Ed è proprio a conclusione di questo interrogatorio prematrimoniale a cui è costretto a sottoporsi che Théo, il giovane protagonista del romanzo, viene investito dal germe del dubbio, dal desiderio sempre più crescente e fastidioso di capire se la sua vita sia o non sia governata da un sistema oppressivo.

E così Théo intraprende un viaggio, segue un itinerario che lo porta anche in luoghi dell’infanzia, alla ricerca di… se stesso?, la verità?, quale verità?, verità su che cosa?, sui dettagli della misteriosa scomparsa del padre nelle acque dell’Atlantico?, sui motivi che hanno spinto Léa, la fidanzata, a dissociarsi da lui in alcune scelte?

Mi sono appositamente accanito sui punti interrogativi, perché il viaggio di Théo, nonostante sia breve spazialmente (sulla carta stampata, meno di 200 pagine), è tanto fitto di interrogativi, di domande che il protagonista si pone, spesso con angoscia, che a ogni punto interrogativo il lettore deve riprendere fiato e liberarsi da un leggero ma fastidioso senso di soffocamento.

Non diremo molto altro, se non che l’approdo di Théo alla verità finale sarà costellato da tante di quelle difficoltà burocratiche, da apparirci banali, del tutto imparagonabili, le pastoie burocratico amministrative a cui siamo avvezzi e che ci riempiono di bile.
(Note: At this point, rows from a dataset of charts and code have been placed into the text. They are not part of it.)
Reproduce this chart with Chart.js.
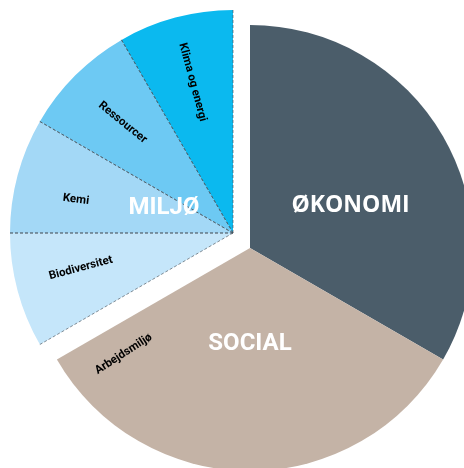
<!DOCTYPE html>
<html>
<head>
<meta charset="utf-8">
<script src="https://cdn.jsdelivr.net/npm/chart.js@4"></script>
<style>
    html, body { margin: 0; padding: 0; background: #fff; }
    #wrap { position: relative; width: 464px; height: 468px; }
</style>
</head>
<body>
<div id="wrap"><canvas id="chart"></canvas></div>
<script>
// 数据：每个扇区 (角度份额)
const categories = ['ØKONOMI', 'SOCIAL', 'Biodiversitet', 'Kemi', 'Ressourcer', 'Klima og energi'];
const shares = [120, 120, 30, 30, 30, 30];
const groups = ['ØKONOMI', 'SOCIAL', 'MILJØ', 'MILJØ', 'MILJØ', 'MILJØ'];
const groupNames = ['ØKONOMI', 'SOCIAL', 'MILJØ'];
const extraLabels = ['Arbejdsmiljø'];   // 属于 SOCIAL 的子标签
const extraLabelGroups = ['SOCIAL'];

const sliceColors = ['#4B5D6A', '#C4B3A6', '#C5E6FA', '#A3D8F6', '#6DC9F3', '#0BB9EF'];

// 标签摆放 (角度: 自顶部顺时针, 半径比例, 文字旋转)
const placement = {
    'ØKONOMI':        { angle: 67,  r: 0.49, rot: 0 },
    'SOCIAL':         { angle: 180, r: 0.43, rot: 0 },
    'MILJØ':          { angle: 290, r: 0.33, rot: 0 },
    'Arbejdsmiljø':   { angle: 230, r: 0.74, rot: -33 },
    'Biodiversitet':  { angle: 257, r: 0.70, rot: -15 },
    'Kemi':           { angle: 282, r: 0.72, rot: 7 },
    'Ressourcer':     { angle: 315, r: 0.70, rot: 39 },
    'Klima og energi':{ angle: 345, r: 0.70, rot: 75 }
};

// MILJØ 整体外移
const explodeGroup = 'MILJØ';
const explodeShift = { x: -17, y: -15 };

/**
 * 把 MILJØ 的所有扇区整体平移
 */
const explodePlugin = {
    id: 'explodeGroup',
    afterDatasetsUpdate(chart) {
        const arcs = chart.getDatasetMeta(0).data;
        arcs.forEach(function(arc, i) {
            if (groups[i] === explodeGroup) {
                arc.x += explodeShift.x;
                arc.y += explodeShift.y;
            }
        });
    }
};

/**
 * 虚线分隔 + 文字标签
 */
const labelPlugin = {
    id: 'sliceLabels',
    afterDatasetsDraw(chart) {
        const ctx = chart.ctx;
        const arcs = chart.getDatasetMeta(0).data;

        // MILJØ 内部虚线
        ctx.save();
        ctx.strokeStyle = 'rgba(70, 80, 90, 0.8)';
        ctx.lineWidth = 0.8;
        ctx.setLineDash([3, 2]);
        arcs.forEach(function(arc, i) {
            if (groups[i] !== explodeGroup) return;
            [arc.startAngle, arc.endAngle].forEach(function(a) {
                ctx.beginPath();
                ctx.moveTo(arc.x, arc.y);
                ctx.lineTo(arc.x + arc.outerRadius * Math.cos(a), arc.y + arc.outerRadius * Math.sin(a));
                ctx.stroke();
            });
        });
        ctx.restore();

        function anchorOf(group) {
            return arcs[groups.indexOf(group)];
        }

        function drawText(text, group, font, color) {
            const arc = anchorOf(group);
            const p = placement[text];
            const t = p.angle * Math.PI / 180;
            const x = arc.x + p.r * arc.outerRadius * Math.sin(t);
            const y = arc.y - p.r * arc.outerRadius * Math.cos(t);
            ctx.save();
            ctx.translate(x, y);
            ctx.rotate(p.rot * Math.PI / 180);
            ctx.font = font;
            ctx.fillStyle = color;
            ctx.textAlign = 'center';
            ctx.textBaseline = 'middle';
            ctx.fillText(text, 0, 0);
            ctx.restore();
        }

        // 子标签
        categories.forEach(function(name, i) {
            if (groups[i] === name) return;
            drawText(name, groups[i], 'bold 11.5px Roboto', '#000');
        });
        extraLabels.forEach(function(name, i) {
            drawText(name, extraLabelGroups[i], 'bold 11.5px Roboto', '#000');
        });

        // 主标签
        groupNames.forEach(function(name) {
            const font = name === 'ØKONOMI' ? 'bold 23px "Open Sans"' : 'bold 24px Roboto';
            drawText(name, name, font, '#fff');
        });
    }
};

new Chart(document.getElementById('chart'), {
    type: 'pie',
    data: {
        labels: categories,
        datasets: [{
            data: shares,
            backgroundColor: sliceColors,
            borderWidth: 0,
            clip: false
        }]
    },
    options: {
        responsive: true,
        maintainAspectRatio: false,
        animation: false,
        radius: 223,
        layout: {
            padding: { left: 36, top: 28, right: 0, bottom: 0 }
        },
        plugins: {
            legend: { display: false },
            tooltip: { enabled: false }
        }
    },
    plugins: [explodePlugin, labelPlugin]
});
</script>
</body>
</html>
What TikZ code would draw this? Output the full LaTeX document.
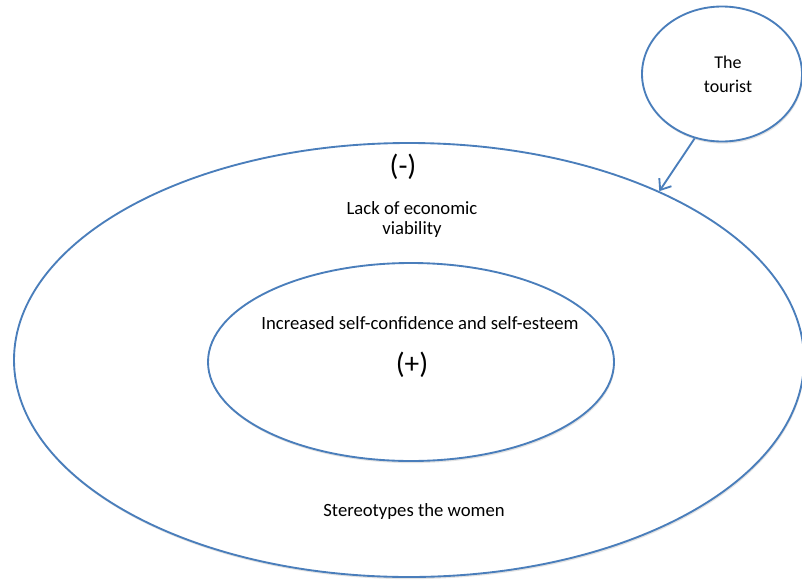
\documentclass[tikz,border=0pt]{standalone}
\usepackage{fontspec}
\setmainfont{Carlito}
\usetikzlibrary{shapes.geometric,arrows.meta,shadows}
\definecolor{ringblue}{RGB}{74,126,187}
\begin{document}
\begin{tikzpicture}[x=0.75pt,y=-0.75pt,
  ring/.style={ellipse,draw=ringblue,line width=1.4pt,fill=white,inner sep=0pt,
    drop shadow={opacity=0.22,shadow xshift=0.6pt,shadow yshift=-1.6pt}},
  label/.style={inner sep=0pt,align=center,font=\fontsize{14}{14.4}\selectfont},
  sign/.style={inner sep=0pt,font=\fontsize{22}{24}\selectfont},
  link/.style={draw=ringblue,line width=1.4pt,-{Straight Barb[length=7pt,width=11pt,line width=1.4pt]}}]
  \useasboundingbox (0,0) rectangle (802,582);
  % outer ring, inner ring and the tourist circle
  \node[ring,minimum width=790pt*0.75,minimum height=434pt*0.75] (outer) at (409,360) {};
  \node[ring,minimum width=406pt*0.75,minimum height=198pt*0.75] (inner) at (411,362) {};
  \node[ring,minimum width=160pt*0.75,minimum height=135pt*0.75] (tourist) at (722,74) {};
  % texts
  \node[label,font=\fontsize{13.5}{18}\selectfont] (tt) at (728,74) {The\\ tourist};
  \node[sign] (minus) at (403,167) {(-)};
  \node[label] (lack) at (412,219.5) {Lack of economic\\ viability};
  \node[label] (incr) at (420,323) {Increased self-confidence and self-esteem};
  \node[sign] (plus) at (412,365) {(+)};
  \node[label] (stereo) at (414,512) {Stereotypes the women};
  % influence of the tourist
  \draw[link] (tourist.247) -- (outer.34.6);
\end{tikzpicture}
\end{document}
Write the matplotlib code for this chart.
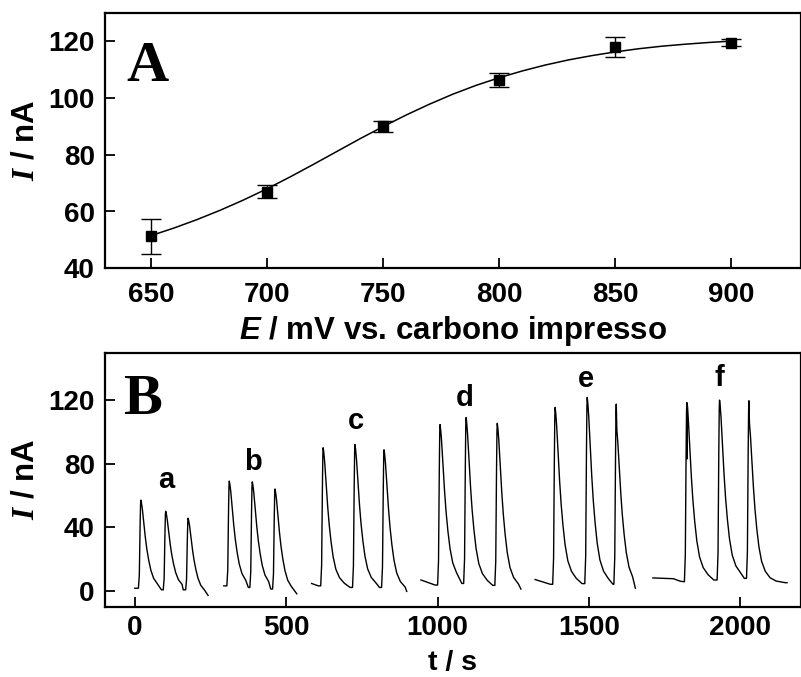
import matplotlib
matplotlib.use("Agg")
import matplotlib.pyplot as plt
import numpy as np

plt.rcParams['font.family'] = ['Liberation Sans', 'DejaVu Sans']
plt.rcParams['font.weight'] = 'bold'
plt.rcParams['mathtext.fontset'] = 'custom'
plt.rcParams['mathtext.it'] = 'Liberation Sans:italic:bold'
plt.rcParams['mathtext.bfit'] = 'Liberation Serif:italic:bold'
plt.rcParams['mathtext.rm'] = 'Liberation Sans:bold'

# ---------------- Panel A data ----------------
potential_mV = [650, 700, 750, 800, 850, 900]
current_nA = [51.2, 67.0, 90.0, 106.3, 118.0, 119.4]
current_err = [6.0, 2.4, 2.0, 2.5, 3.5, 1.3]

fit_E = [650, 660, 670, 680, 690, 700, 710, 720, 730, 740, 750, 760, 770,
         780, 790, 800, 810, 820, 830, 840, 850, 860, 870, 880, 890, 900]
fit_I = [51.5, 54.2, 57.2, 60.5, 64.1, 68.0, 72.2, 76.6, 81.1, 85.6, 89.9,
         94.0, 97.8, 101.3, 104.4, 107.1, 109.5, 111.6, 113.4, 114.9, 116.2,
         117.3, 118.2, 118.9, 119.5, 120.0]

xticks_A = [650, 700, 750, 800, 850, 900]
yticks_A = [40, 60, 80, 100, 120]

# ---------------- Panel B data ----------------
seg_labels = ['a', 'b', 'c', 'd', 'e', 'f']
label_t = [104, 389, 731, 1089, 1491, 1929]
label_I = [64.4, 75.8, 102, 116.4, 128, 129]

# leading baseline points of each segment (t, I)
seg_lead_t = [[0, 6], [294, 304], [584, 606, 613], [945, 992, 999],
              [1322, 1372, 1379], [1711, 1779, 1800, 1813]]
seg_lead_I = [[1.5, 1.5], [3, 3], [4.5, 3, 3], [6.7, 3.5, 3.5],
              [7, 4, 4], [8, 7.5, 6, 5.6]]
# peaks (time, height) and valley/end after each peak (time, level)
peak_t = [[20, 102, 176], [312, 388, 463], [622, 727, 823],
          [1008, 1094, 1197], [1388, 1494, 1590], [1823, 1931, 2028]]
peak_I = [[57, 50, 45.6], [69, 68.5, 64], [90, 92, 88.7],
          [104.6, 109, 105.4], [115.4, 121.7, 117.5], [118.5, 120, 119.6]]
valley_t = [[88, 160, 242], [375, 449, 535], [711, 808, 898],
            [1080, 1182, 1275], [1477, 1579, 1653], [1912, 2013, 2154]]
valley_I = [[0.5, 0.5, -3], [2, 1, -2], [2, 2, -0.5],
            [4.5, 3.3, 1], [4.4, 4, 1.5], [6.7, 7.7, 5]]
# level right after a sharp spike at the top (None = no spike)
spike_after = [[None, None, None], [None, None, None], [None, None, None],
               [None, None, None], [None, None, 104], [None, None, 108]]
# notch dip inside the peak top (None = no notch)
notch_I = [[None, None, None], [None, None, None], [None, None, None],
           [None, None, None], [None, None, None], [83, None, None]]

xticks_B = [0, 500, 1000, 1500, 2000]
yticks_B = [0, 40, 80, 120]

# transient shape (relative decay profile)
rise_dt = [-8, -5, -2.5, -1, 0]
rise_fr = [0.0, 0.15, 0.7, 0.95, 1.0]
decay_dt = [2, 5, 10, 15, 20, 26, 33, 42, 54, 70, 90, 120]
decay_fr = [0.97, 0.9, 0.74, 0.58, 0.45, 0.33, 0.22, 0.13, 0.07, 0.03, 0.01, 0.0]


def build_segment(i):
    ts = list(seg_lead_t[i])
    ys = list(seg_lead_I[i])
    base = ys[-1]
    for k in range(len(peak_t[i])):
        tp, h = peak_t[i][k], peak_I[i][k]
        te, be = valley_t[i][k], valley_I[i][k]
        for dt, fr in zip(rise_dt, rise_fr):
            t = tp + dt
            if t > ts[-1]:
                ts.append(t)
                ys.append(base + (h - base) * fr)
        top = h
        if notch_I[i][k] is not None:
            ts += [tp + 0.6, tp + 1.2, tp + 2.5]
            ys += [notch_I[i][k], h - 1, h - 3]
        if spike_after[i][k] is not None:
            ts.append(tp + 1.5)
            ys.append(spike_after[i][k])
            top = spike_after[i][k]
        for dt, fr in zip(decay_dt, decay_fr):
            t = tp + dt
            if t < te - 2 and t > ts[-1]:
                ts.append(t)
                ys.append(be + (top - be) * fr)
        ts.append(te)
        ys.append(be)
        base = be
    return ts, ys


W, H = 801, 677
fig = plt.figure(figsize=(W / 100, H / 100), dpi=100)

left = 104.5 / W
width = 1.0 - left
axA = fig.add_axes([left, 1 - 268.3 / H, width, (268.3 - 12.7) / H])
axB = fig.add_axes([left, 1 - 606.5 / H, width, (606.5 - 352.5) / H])

TICK_FS = 20
LAB_FS = 22.5

for ax in (axA, axB):
    for s in ax.spines.values():
        s.set_linewidth(1.6)
    ax.tick_params(direction='in', length=7, width=1.3, labelsize=TICK_FS,
                   top=False, right=False)
    ax.tick_params(axis='x', pad=10)
    ax.tick_params(axis='y', pad=7)
axB.tick_params(axis='x', pad=6)

# Panel A
axA.plot(fit_E, fit_I, color='black', lw=1.1)
axA.errorbar(potential_mV, current_nA, yerr=current_err, fmt='s', color='black',
             ms=7.5, capsize=7, elinewidth=1.0, capthick=1.0, ecolor='black')
axA.set_xlim(630, 930)
axA.set_ylim(40, 130)
axA.set_xticks(xticks_A)
axA.set_yticks(yticks_A)
axA.set_xticklabels([str(v) for v in xticks_A], fontweight='bold')
axA.set_yticklabels([str(v) for v in yticks_A], fontweight='bold')
axA.set_xlabel(r'$\mathit{E}$ / mV vs. carbono impresso', fontsize=LAB_FS,
               fontweight='bold', labelpad=4)
axA.set_ylabel(r'$\mathbfit{I}$ / nA', fontsize=LAB_FS, fontweight='bold', labelpad=6)
axA.text(126 / W, 1 - 81 / H, 'A', transform=fig.transFigure, fontsize=42,
         family='Liberation Serif', fontweight='bold', va='baseline', ha='left')

# Panel B
for i in range(len(seg_labels)):
    ts, ys = build_segment(i)
    axB.plot(ts, ys, color='black', lw=1.0)
    axB.text(label_t[i], label_I[i], seg_labels[i], fontsize=21, fontweight='bold',
             ha='center', va='baseline')
axB.set_xlim(-100, 2200)
axB.set_ylim(-10, 150)
axB.set_xticks(xticks_B)
axB.set_yticks(yticks_B)
axB.set_xticklabels([str(v) for v in xticks_B], fontweight='bold')
axB.set_yticklabels([str(v) for v in yticks_B], fontweight='bold')
xc = left + width * (0.5 * (axB.get_xlim()[0] + axB.get_xlim()[1]) - axB.get_xlim()[0]) / (axB.get_xlim()[1] - axB.get_xlim()[0])
fig.text(xc, 1.0 / H, 't / s', fontsize=20.5, fontweight='bold',
         ha='center', va='bottom')
axB.set_ylabel(r'$\mathbfit{I}$ / nA', fontsize=LAB_FS, fontweight='bold', labelpad=6)
axB.text(123 / W, 1 - 414 / H, 'B', transform=fig.transFigure, fontsize=42,
         family='Liberation Serif', fontweight='bold', va='baseline', ha='left')

fig.savefig('out.png', dpi=100)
Quisquilie, al confronto.

Bellissima la terza parte del romanzo (Terza parte: Il raccoglimento), dedicata all’incontro di Théo con un monaco dell’abbazia di Solesmes. Le Brogne ci regala un piccolo gioiello di eleganza e profondità, offrendo al lettore, annichilito dalla distopia di un futuro che stiamo, volenti o nolenti, allestendo proprio oggi e con le nostre mani di cittadini consenzienti, uno spunto di speranza, uno spiraglio di diradamento della cappa pestifera, tutto e solo fondato sulla spiritualità, sul bisogno del trascendente.

E forse capiterà anche a voi quel che è capitato a me: accorgermi solo chiudendo il libro sull’ultima pagina di aver letto un romanzo e non solo un profondo, inquietante capo d’accusa.